→ Set problem
Pictures do not belong in the copy; restate the records below word for word.

→ Exercise material
━━━━━━━━

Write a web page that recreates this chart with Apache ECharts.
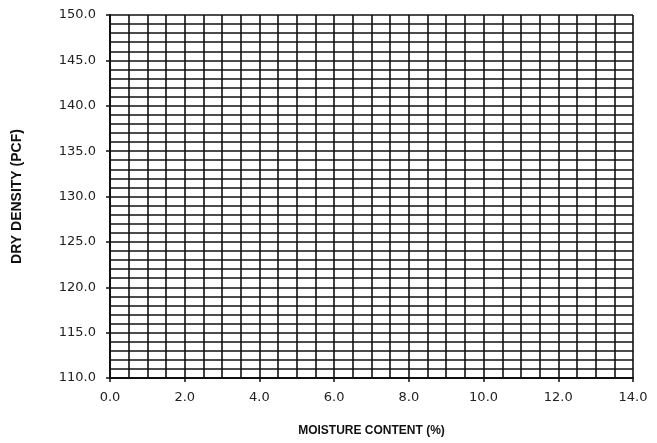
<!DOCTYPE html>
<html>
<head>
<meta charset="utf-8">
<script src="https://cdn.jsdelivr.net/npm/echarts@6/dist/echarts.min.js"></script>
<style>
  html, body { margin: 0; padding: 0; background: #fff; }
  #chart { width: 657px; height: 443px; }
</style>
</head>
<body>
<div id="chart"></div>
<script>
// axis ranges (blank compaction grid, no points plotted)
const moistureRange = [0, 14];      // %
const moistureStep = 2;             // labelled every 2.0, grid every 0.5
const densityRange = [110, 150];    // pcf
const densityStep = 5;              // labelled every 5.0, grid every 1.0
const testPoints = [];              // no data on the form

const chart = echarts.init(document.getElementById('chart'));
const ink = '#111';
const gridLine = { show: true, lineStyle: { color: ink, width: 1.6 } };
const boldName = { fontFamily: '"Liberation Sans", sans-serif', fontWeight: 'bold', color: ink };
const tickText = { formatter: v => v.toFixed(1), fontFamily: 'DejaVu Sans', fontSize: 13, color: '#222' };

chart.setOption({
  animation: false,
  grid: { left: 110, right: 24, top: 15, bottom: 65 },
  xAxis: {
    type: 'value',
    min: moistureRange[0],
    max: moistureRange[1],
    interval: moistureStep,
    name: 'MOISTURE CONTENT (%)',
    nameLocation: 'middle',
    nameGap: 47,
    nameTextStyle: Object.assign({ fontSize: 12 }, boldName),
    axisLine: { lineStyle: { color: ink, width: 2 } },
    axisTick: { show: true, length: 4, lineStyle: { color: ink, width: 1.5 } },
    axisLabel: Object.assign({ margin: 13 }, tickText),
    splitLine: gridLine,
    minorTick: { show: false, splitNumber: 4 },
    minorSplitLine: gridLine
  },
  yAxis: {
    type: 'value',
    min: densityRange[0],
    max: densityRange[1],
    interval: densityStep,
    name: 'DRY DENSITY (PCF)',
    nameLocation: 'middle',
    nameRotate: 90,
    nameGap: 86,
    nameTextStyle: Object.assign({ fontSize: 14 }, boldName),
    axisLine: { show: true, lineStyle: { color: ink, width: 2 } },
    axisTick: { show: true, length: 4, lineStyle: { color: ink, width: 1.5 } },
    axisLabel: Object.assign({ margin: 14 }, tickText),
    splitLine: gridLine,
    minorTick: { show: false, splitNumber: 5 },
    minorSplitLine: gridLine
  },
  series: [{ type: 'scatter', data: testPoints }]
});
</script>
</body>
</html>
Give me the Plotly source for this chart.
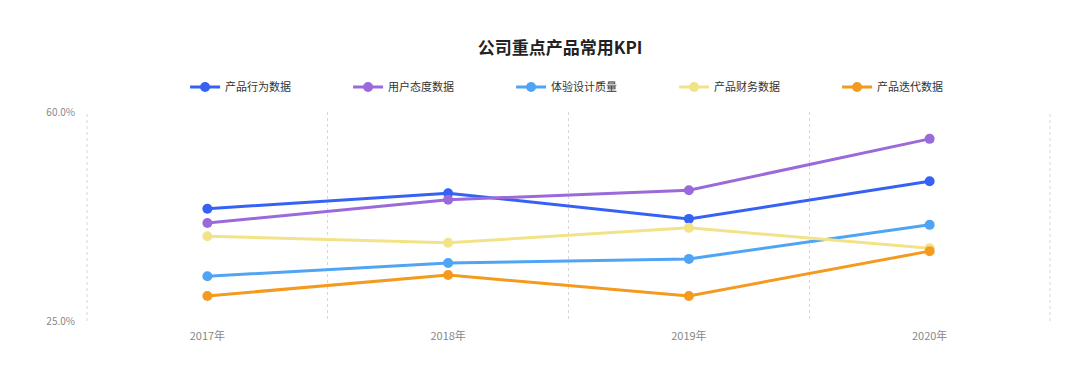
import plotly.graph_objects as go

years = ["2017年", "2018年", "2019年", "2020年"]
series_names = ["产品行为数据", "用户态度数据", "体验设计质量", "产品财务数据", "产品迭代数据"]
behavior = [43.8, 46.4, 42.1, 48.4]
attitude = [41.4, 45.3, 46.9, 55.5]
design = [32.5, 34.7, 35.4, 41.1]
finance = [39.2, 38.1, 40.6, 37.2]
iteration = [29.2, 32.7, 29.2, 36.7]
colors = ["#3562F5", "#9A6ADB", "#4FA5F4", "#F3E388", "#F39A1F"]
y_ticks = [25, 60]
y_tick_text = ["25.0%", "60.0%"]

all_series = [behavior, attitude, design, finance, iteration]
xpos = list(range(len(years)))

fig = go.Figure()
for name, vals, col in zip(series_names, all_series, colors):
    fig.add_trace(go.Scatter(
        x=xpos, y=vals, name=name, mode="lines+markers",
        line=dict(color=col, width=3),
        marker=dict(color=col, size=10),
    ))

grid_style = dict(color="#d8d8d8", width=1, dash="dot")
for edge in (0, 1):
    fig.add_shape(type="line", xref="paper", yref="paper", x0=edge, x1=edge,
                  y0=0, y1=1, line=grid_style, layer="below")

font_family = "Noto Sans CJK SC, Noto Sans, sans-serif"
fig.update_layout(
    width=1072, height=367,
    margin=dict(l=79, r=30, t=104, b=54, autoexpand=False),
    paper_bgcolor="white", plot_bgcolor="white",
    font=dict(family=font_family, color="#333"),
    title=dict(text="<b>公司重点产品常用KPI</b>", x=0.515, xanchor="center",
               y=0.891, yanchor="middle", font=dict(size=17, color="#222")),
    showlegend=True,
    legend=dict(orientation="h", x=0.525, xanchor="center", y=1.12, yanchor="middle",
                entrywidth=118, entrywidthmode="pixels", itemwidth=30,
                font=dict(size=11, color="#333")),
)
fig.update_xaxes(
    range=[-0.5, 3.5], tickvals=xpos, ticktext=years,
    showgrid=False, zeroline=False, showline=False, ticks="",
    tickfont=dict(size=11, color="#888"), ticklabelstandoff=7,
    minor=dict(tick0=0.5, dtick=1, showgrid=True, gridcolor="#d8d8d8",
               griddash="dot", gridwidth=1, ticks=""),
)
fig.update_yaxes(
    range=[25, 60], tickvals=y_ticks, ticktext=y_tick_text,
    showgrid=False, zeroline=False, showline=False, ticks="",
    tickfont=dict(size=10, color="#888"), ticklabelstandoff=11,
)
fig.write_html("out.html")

━━━━━━━━

→ Written solution
Write a web page that recreates this chart with Apache ECharts.
<!DOCTYPE html>
<html>
<head>
<meta charset="utf-8">
<script src="https://cdn.jsdelivr.net/npm/echarts@6/dist/echarts.min.js"></script>
<style>
  html, body { margin: 0; padding: 0; background: #fff; }
  #chart { width: 657px; height: 443px; }
</style>
</head>
<body>
<div id="chart"></div>
<script>
// axis ranges (blank compaction grid, no points plotted)
const moistureRange = [0, 14];      // %
const moistureStep = 2;             // labelled every 2.0, grid every 0.5
const densityRange = [110, 150];    // pcf
const densityStep = 5;              // labelled every 5.0, grid every 1.0
const testPoints = [];              // no data on the form

const chart = echarts.init(document.getElementById('chart'));
const ink = '#111';
const gridLine = { show: true, lineStyle: { color: ink, width: 1.6 } };
const boldName = { fontFamily: '"Liberation Sans", sans-serif', fontWeight: 'bold', color: ink };
const tickText = { formatter: v => v.toFixed(1), fontFamily: 'DejaVu Sans', fontSize: 13, color: '#222' };

chart.setOption({
  animation: false,
  grid: { left: 110, right: 24, top: 15, bottom: 65 },
  xAxis: {
    type: 'value',
    min: moistureRange[0],
    max: moistureRange[1],
    interval: moistureStep,
    name: 'MOISTURE CONTENT (%)',
    nameLocation: 'middle',
    nameGap: 47,
    nameTextStyle: Object.assign({ fontSize: 12 }, boldName),
    axisLine: { lineStyle: { color: ink, width: 2 } },
    axisTick: { show: true, length: 4, lineStyle: { color: ink, width: 1.5 } },
    axisLabel: Object.assign({ margin: 13 }, tickText),
    splitLine: gridLine,
    minorTick: { show: false, splitNumber: 4 },
    minorSplitLine: gridLine
  },
  yAxis: {
    type: 'value',
    min: densityRange[0],
    max: densityRange[1],
    interval: densityStep,
    name: 'DRY DENSITY (PCF)',
    nameLocation: 'middle',
    nameRotate: 90,
    nameGap: 86,
    nameTextStyle: Object.assign({ fontSize: 14 }, boldName),
    axisLine: { show: true, lineStyle: { color: ink, width: 2 } },
    axisTick: { show: true, length: 4, lineStyle: { color: ink, width: 1.5 } },
    axisLabel: Object.assign({ margin: 14 }, tickText),
    splitLine: gridLine,
    minorTick: { show: false, splitNumber: 5 },
    minorSplitLine: gridLine
  },
  series: [{ type: 'scatter', data: testPoints }]
});
</script>
</body>
</html>
Give me the Plotly source for this chart.
import plotly.graph_objects as go

years = ["2017年", "2018年", "2019年", "2020年"]
series_names = ["产品行为数据", "用户态度数据", "体验设计质量", "产品财务数据", "产品迭代数据"]
behavior = [43.8, 46.4, 42.1, 48.4]
attitude = [41.4, 45.3, 46.9, 55.5]
design = [32.5, 34.7, 35.4, 41.1]
finance = [39.2, 38.1, 40.6, 37.2]
iteration = [29.2, 32.7, 29.2, 36.7]
colors = ["#3562F5", "#9A6ADB", "#4FA5F4", "#F3E388", "#F39A1F"]
y_ticks = [25, 60]
y_tick_text = ["25.0%", "60.0%"]

all_series = [behavior, attitude, design, finance, iteration]
xpos = list(range(len(years)))

fig = go.Figure()
for name, vals, col in zip(series_names, all_series, colors):
    fig.add_trace(go.Scatter(
        x=xpos, y=vals, name=name, mode="lines+markers",
        line=dict(color=col, width=3),
        marker=dict(color=col, size=10),
    ))

grid_style = dict(color="#d8d8d8", width=1, dash="dot")
for edge in (0, 1):
    fig.add_shape(type="line", xref="paper", yref="paper", x0=edge, x1=edge,
                  y0=0, y1=1, line=grid_style, layer="below")

font_family = "Noto Sans CJK SC, Noto Sans, sans-serif"
fig.update_layout(
    width=1072, height=367,
    margin=dict(l=79, r=30, t=104, b=54, autoexpand=False),
    paper_bgcolor="white", plot_bgcolor="white",
    font=dict(family=font_family, color="#333"),
    title=dict(text="<b>公司重点产品常用KPI</b>", x=0.515, xanchor="center",
               y=0.891, yanchor="middle", font=dict(size=17, color="#222")),
    showlegend=True,
    legend=dict(orientation="h", x=0.525, xanchor="center", y=1.12, yanchor="middle",
                entrywidth=118, entrywidthmode="pixels", itemwidth=30,
                font=dict(size=11, color="#333")),
)
fig.update_xaxes(
    range=[-0.5, 3.5], tickvals=xpos, ticktext=years,
    showgrid=False, zeroline=False, showline=False, ticks="",
    tickfont=dict(size=11, color="#888"), ticklabelstandoff=7,
    minor=dict(tick0=0.5, dtick=1, showgrid=True, gridcolor="#d8d8d8",
               griddash="dot", gridwidth=1, ticks=""),
)
fig.update_yaxes(
    range=[25, 60], tickvals=y_ticks, ticktext=y_tick_text,
    showgrid=False, zeroline=False, showline=False, ticks="",
    tickfont=dict(size=10, color="#888"), ticklabelstandoff=11,
)
fig.write_html("out.html")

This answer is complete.